Broke my phone, have no voice AND I was blackout by 3 p.m...I'm betting I had a great time.
I have so many mobile devices now, I only use my laptop for porn.
And don't be too jealous. Drinking alone watching a chick flick and masturbating isn't nearly as glamorous as it sounds
Just found a 7-11 receipt for new years eve at 1:30 am apparently we felt the need to buy three jars of pickles and a gallon of milk does this ring any bells?
I'm still not walking right. We need some boundaries for "drink-or-dare"...
My mouth already tastes like senor cuervo took a piss in it and it's barely 1 am
all i remember is walking in on u shitting and crying listening to shawty get loose. its safe to say this break up has taken a toll on u
Porn. Physics. Porn. Icecream. Porn. That's my life now.

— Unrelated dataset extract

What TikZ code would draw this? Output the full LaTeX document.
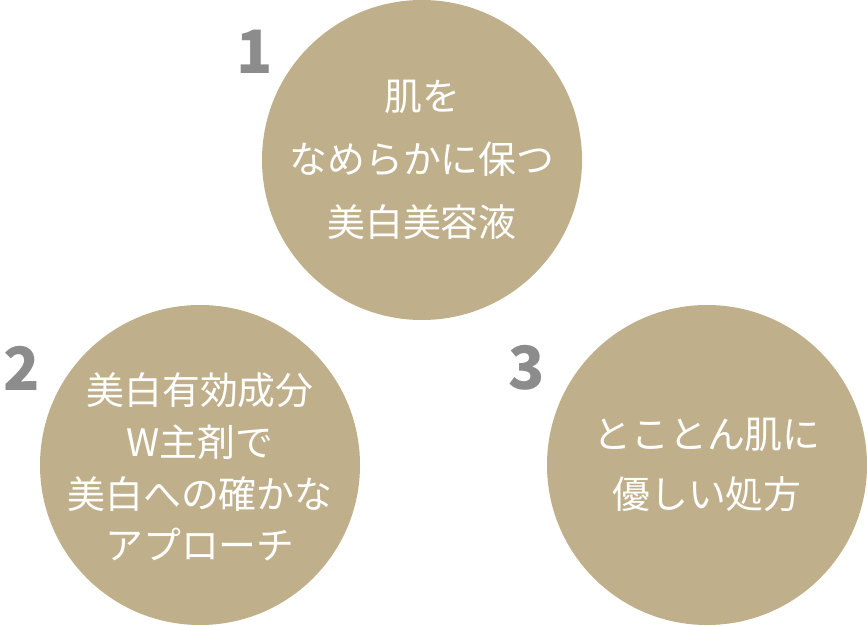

You showed them your nipple for dollars for the jukebox. You were depressed because only one of your songs played. Oh then you twisted your ankle and blamed it on your mad stripper skills.
No shame in my game.
Do you remember trying to make pizzas with the domino workers last night...while trying to speak their language with them.. spanish?
You grabbed your house keys, threw them at the door and asked, "did it open?"
I know I'm high, but the dude in target definitely just told me that it's best to walk through every door in life like you're a t-rex....
Oh my god. We just got locked out of our cabin and went to the neighbor's to see if they had a key and caught the neighbor jerking it. My night > your night
You just kept looking down at your tits and screaming "I LOVE YOU TWO!!!"